What we get from their scenes, at first, is an extended battle of wills and wits, and it’s not that she’s an unwilling participant, but it takes quite some time to undo these habits. Higgins finally breaks through, and it’s worth noting that they don’t sing a duet – “The Rain in Spain Stays Mainly in the Plain” (‘By George she’s got it!”) –until they’re finally in sync with each other. Of course, it’s not quite as simple as one breakthrough; Higgins takes her to his mother’s box at the races, where her slightly labored, precisely replicated “How do you do” raises eyebrows, and she’s ultimately unable to fully stifle her personality (bellowing “C’MON DOVER! MOVE YOUR BLOOMIN’ ASS” at a losing horse). Eliza and Pickering are both ready to give up after that fumble – yet Higgins is the one who still believes in her, because he’s come to recognize her value.

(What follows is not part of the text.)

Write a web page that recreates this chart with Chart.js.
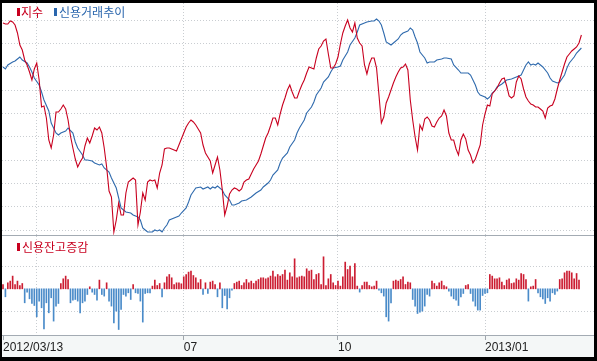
<!DOCTYPE html>
<html><head><meta charset="utf-8">
<script src="https://cdn.jsdelivr.net/npm/chart.js@4/dist/chart.umd.min.js"></script>
<style>
html,body{margin:0;padding:0;background:#000;width:597px;height:361px;overflow:hidden}
#frame{position:absolute;left:2px;top:3px;width:592px;height:354px;background:#fff;overflow:hidden}
#band{position:absolute;left:0;top:333px;width:592px;height:21px;background:#f4f7f7}
canvas{position:absolute;left:0}
#top{top:0}
#bot{top:233px}
.sep{position:absolute;left:0;width:592px;height:1px;background:#a3abb3}
.mk{position:absolute;width:3px;height:8px}
.lg{position:absolute;font-family:"Noto Sans CJK KR";font-size:12px;line-height:14px;white-space:nowrap}
</style></head>
<body>
<div id="frame">
  <div id="band"></div>
  <canvas id="top" width="592" height="232"></canvas>
  <canvas id="bot" width="592" height="121"></canvas>
  <div class="sep" style="top:232px"></div>
  <div class="sep" style="top:332px"></div>
  <div class="mk" style="left:15px;top:5px;background:#c8001f"></div>
  <div class="lg" style="left:19px;top:2px;color:#c8001f">지수</div>
  <div class="mk" style="left:52px;top:5px;background:#2a66ad"></div>
  <div class="lg" style="left:57px;top:2px;color:#2a66ad">신용거래추이</div>
  <div class="mk" style="left:15px;top:240px;background:#c8001f"></div>
  <div class="lg" style="left:20px;top:237px;color:#c8001f">신용잔고증감</div>
</div>
<script>
// ---- data (arbitrary units; trading-day index) ----
const tickDays   = [0, 75, 139, 200];
const tickLabels = ['2012/03/13', '07', '10', '2013/01'];
const gridDays   = [14, 75, 139, 200];

// index (지수), one value per trading day
const indexValues = [
212,211,211,214,213,210,202,190,185,175,
170,163,155,166,172,155,128,129,117,95,
87,100,123,123,126,130,126,115,99,87,
76,68,73,77,89,97,92,99,107,105,
108,102,87,68,44,38,3,15,32,20,
20,42,53,55,57,55,10,23,42,35,
53,55,54,55,47,62,70,86,87,87,
86,85,84,90,96,102,108,112,115,113,
110,106,102,90,82,78,74,62,70,78,
65,45,20,29,41,45,47,46,44,46,
53,55,56,61,66,70,74,81,89,97,
102,109,117,117,110,121,130,137,145,150,
143,137,137,144,150,155,162,168,167,166,
177,186,189,194,196,181,167,167,171,178,
191,202,209,215,207,203,212,197,192,189,
170,161,171,177,177,167,140,112,118,132,
138,145,152,158,163,167,168,171,165,135,
115,98,85,110,105,116,118,115,109,108,
113,117,119,125,119,102,95,95,86,80,
95,101,96,85,80,72,76,83,90,110,
121,130,129,141,144,147,152,156,157,149,
139,137,139,153,159,156,146,138,134,131,
130,128,128,126,124,117,127,129,130,136,
146,155,163,171,178,181,184,186,188,192,
200];

// credit trading trend (신용거래추이), read at these trading days
const creditDays = [
0,1,2,4,5,6,7,8,10,11,
12,13,15,16,17,19,20,22,23,24,
26,27,29,30,31,33,34,35,37,38,
40,41,42,44,45,47,48,49,50,51,
53,54,56,57,58,59,60,62,63,64,
65,66,67,68,69,71,73,74,76,77,
78,80,82,83,85,86,87,88,89,91,
92,94,95,96,98,99,101,103,104,105,
107,108,110,111,112,114,115,116,118,119,
121,122,123,125,126,128,129,130,132,133,
135,136,137,139,140,141,143,144,146,147,
148,150,151,153,154,155,156,157,158,159,
161,162,164,165,166,168,169,170,171,172,
173,175,176,177,179,180,182,183,184,186,
187,189,190,191,193,194,195,196,197,198,
200,201,202,203,204,205,207,208,209,211,
212,213,215,216,217,218,219,220,221,222,
223,224,226,227,228,230,231,233,234,235,
237,238,240];
const creditTrend = [
168,166,170,173,174,176,178,175,172,168,
163,157,150,143,135,124,112,102,100,102,
104,107,102,93,87,80,75,75,74,72,
70,71,67,63,57,47,37,27,25,23,
22,20,18,15,7,5,3,3,5,4,
5,3,7,10,15,17,19,22,27,33,
40,47,48,46,48,46,48,47,49,45,
40,35,30,30,32,34,35,38,40,42,
45,48,52,55,60,65,72,77,82,88,
95,102,107,115,122,128,133,140,147,153,
158,163,167,168,169,175,183,190,197,203,
210,212,213,214,214,216,214,210,202,193,
190,192,196,200,202,204,207,205,198,192,
183,177,172,173,173,175,176,177,177,176,
170,165,162,162,162,160,155,150,143,140,
138,136,138,142,144,148,151,153,155,156,
157,158,160,165,170,173,170,171,170,172,
170,168,162,157,154,152,153,160,167,172,
178,182,187];

// credit balance change (신용잔고증감), one bar per trading day
const creditChange = [
4.3,-8,6,7.7,12.7, 4.3,7.7,3.3,5.3,-14,
-3.3,-10,-14.7,-16.7,-28, -12.3,-19,-40,-14,-24,
-9,-32.3,-17.3,-14.7,5.3, 10,12.7,9.3,-14,-11.3,
-10.7,-12.3,-24,-14,-12.3, -5.7,2,-3.3,-5.7,-11.3,
8.7,-5.7,-7.3,6,-12.3, -17.3,-34,-22.3,-40.7,-20.7,
-5.7,-7.3,-4,-10.7,4.3, -4,-4.7,-12.3,-33.3,-4.7,
-4,-4,2.7,8.7,3.3, 5.3,-8,6,12,14.3,
11,4.3,6,6,5, 12,14.3,16.7,17.7,13.3,
11,6,9.3,-5.7,6, -4.7,6.7,7.7,4.3,-8,
6,-19,-6.7,-20,-9, -1.3,5.3,6.7,7.7,3.3,
6,9.3,6,7.7,5.3, 7.7,9.3,11,11,10,
11,12.7,17.7,12,14.3, 12.7,14.3,18.7,8.7,16,
12,30,11,
12,12.7,12,20,17.7,18.7,9.3,14.3,15.3,4.3,
32,
3.3,10,14.3,6,3.3,7.7,2.7,12,
26.7,
19.3,22.7,12,
25.3,
2.7,-3.3,3.3,6.7,6.7,3.3,2,2.7,7.7,-1.3,-4,-7.3,
-28,-32.3,-14,
7.7,8.7,7.7,9.3,12,4.3,6.7,6,-10.7,-17.3,
-24.7,
-23.3,-22.3,-17.3,-5.7,-7.3,7.7,5.3,2.7,6,7.7,3.3,2,-2.3,-7.3,-10,-11.3,
-16.7,
-8,-4.7,3.3,4.3,-4.7,-12.3,-17.3,
-21.3,-21.3,
-6.7,-4.7,-4,
14.3,
12.7,10,10,11,6.7,3.3,8.7,10,5.3,6,10,8.7,15.3,14.3,9.3,
-12.3,
2,2.7,9.3,-4,-8,-10,
-14.7,
-9,-12.3,-4,-5.7,-2.3,9.3,10,16,17.7,17.7,16,10,15.3,
8.7];

const topGridValues = [5, 28.3, 51.7, 75, 98.3, 121.7, 145, 168.3, 191.7, 215];
const botGridValues = [-22.5, 22.5];

// ---- styles ----
const RED = '#c8001f', BLUE = '#2f6aad';
const BAR_RED = '#cc1d32', BAR_BLUE = '#4a8bc9';
const GRID = '#c9cdd1';
const PX_PER_DAY = 2.41;
const xMin = -1 / PX_PER_DAY;
const xMax = xMin + 592 / PX_PER_DAY;

const common = {
  responsive: false, animation: false, devicePixelRatio: 1,
  layout: { padding: 0 },
  plugins: { legend: { display: false }, tooltip: { enabled: false } },
  events: []
};

new Chart(document.getElementById('top'), {
  type: 'line',
  data: { datasets: [
    { data: indexValues.map((v, i) => ({ x: i, y: v })), borderColor: RED, borderWidth: 1.1,
      pointRadius: 0, tension: 0, order: 1 },
    { data: creditDays.map((d, k) => ({ x: d, y: creditTrend[k] })), borderColor: BLUE, borderWidth: 1.1,
      pointRadius: 0, tension: 0, order: 2 }
  ]},
  options: Object.assign({}, common, {
    scales: {
      x: { type: 'linear', min: xMin, max: xMax, offset: false,
           ticks: { display: false },
           grid: { color: GRID, drawTicks: false, offset: false },
           border: { display: false, dash: [1, 2] },
           afterBuildTicks: s => { s.ticks = gridDays.map(v => ({ value: v })); },
           afterFit: s => { s.height = 0; } },
      y: { min: 0, max: 232,
           ticks: { display: false },
           grid: { color: GRID, drawTicks: false },
           border: { display: false, dash: [1, 2] },
           afterBuildTicks: s => { s.ticks = topGridValues.map(v => ({ value: v })); },
           afterFit: s => { s.width = 0; } }
    }
  })
});

const axisTicks = Array.from(new Set(tickDays.concat(gridDays))).sort((a, b) => a - b);

new Chart(document.getElementById('bot'), {
  type: 'bar',
  data: { datasets: [
    { data: creditChange.map((v, i) => ({ x: i, y: v })),
      backgroundColor: c => (c.raw && c.raw.y < 0) ? BAR_BLUE : BAR_RED,
      barThickness: 1, borderWidth: 0 }
  ]},
  options: Object.assign({}, common, {
    scales: {
      x: { type: 'linear', min: xMin, max: xMax, offset: false,
           grid: { offset: false,
                   color: c => (c.tick && c.tick.value === 0) ? 'rgba(0,0,0,0)' : GRID,
                   tickColor: c => (c.tick && tickDays.indexOf(c.tick.value) < 0) ? 'rgba(0,0,0,0)' : '#a0a6ac',
                   drawTicks: true, tickLength: 5, tickBorderDash: [] },
           border: { display: false, dash: [1, 2] },
           ticks: { autoSkip: false, maxRotation: 0, minRotation: 0, align: 'start', padding: 0,
                    color: '#222', font: { family: 'Liberation Sans', size: 12 },
                    callback: v => { const k = tickDays.indexOf(v); return k < 0 ? '' : tickLabels[k]; } },
           afterBuildTicks: s => { s.ticks = axisTicks.map(v => ({ value: v })); },
           afterFit: s => { s.height = 22; } },
      y: { min: -46.2, max: 52.8,
           ticks: { display: false },
           grid: { color: GRID, drawTicks: false },
           border: { display: false, dash: [1, 2] },
           afterBuildTicks: s => { s.ticks = botGridValues.map(v => ({ value: v })); },
           afterFit: s => { s.width = 0; } }
    }
  })
});
</script>
</body></html>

And when she finally makes her big high society debut, she does too; the explicit affirmation of her “betters” does give her some sense of confidence. But it’s brief, and quickly thereafter, she sees things more clearly. “I sold flowers, I didn’t sell myself,” she tells him. “Now that you’ve made a lady of me, I’m not fit to sell anything else.” It’s a devastating line, and the bigger ideas at play here – of commodification of people, and selling oneself to survive – forge an unexpected connection to Hepburn’s other iconic role of the era, Breakfast at Tiffany’s.
This is thorny stuff, in other words (given an extra jab by the fact that Higgins immediately returns to calling her “a heartless gutter-snipe”), and some of it is about both time and place; after all, the text is deeply rooted in Britain’s all-consuming class system. And as far as time and place goes, one can’t help but wonder if 1964 was the last moment My Fair Lady could’ve been made, released, and been the hit it was, since that was also the moment the Beatles took over the world, a quartet of working-class British lads with accordant accents and manners and sensibilities. And yet everyone, especially Brits, still loved them, just as Freddy is still taken by Eliza – because a) she looks like Audrey Hepburn, but also b) she’s still charming and funny, and these surfaces ultimately don’t matter. And soon enough, Higgins is taken too, as he walks through London trying and failing to talk-sing himself out of caring about her. (It remains funny that when Hepburn couldn’t sing, they painstakingly dubbed Marni Nixon over her, and when Harrison couldn’t sing, they shrugged and let him speak the lyrics.)
The outcome of their push-pull was also dictated by the times, which means (as is the case with so many films of the times) the ending lands with a bit of a thud these days. Yet there’s still so much to love about My Fair Lady, in the charisma of its leads and the charm of its songs, and most of all, the skill of the filmmaking craft. It’s just so elegantly staged and blocked for camera, and the cutting is so smooth; there’s a sleek professionalism and elevated craft that makes the current purveyors of the movie musical – your Robs Marshall, your Toms Hooper – seem even more incompetent. Once upon a time, they made musicals like this all the time, and that seems even more foreign and distant than anything in the text.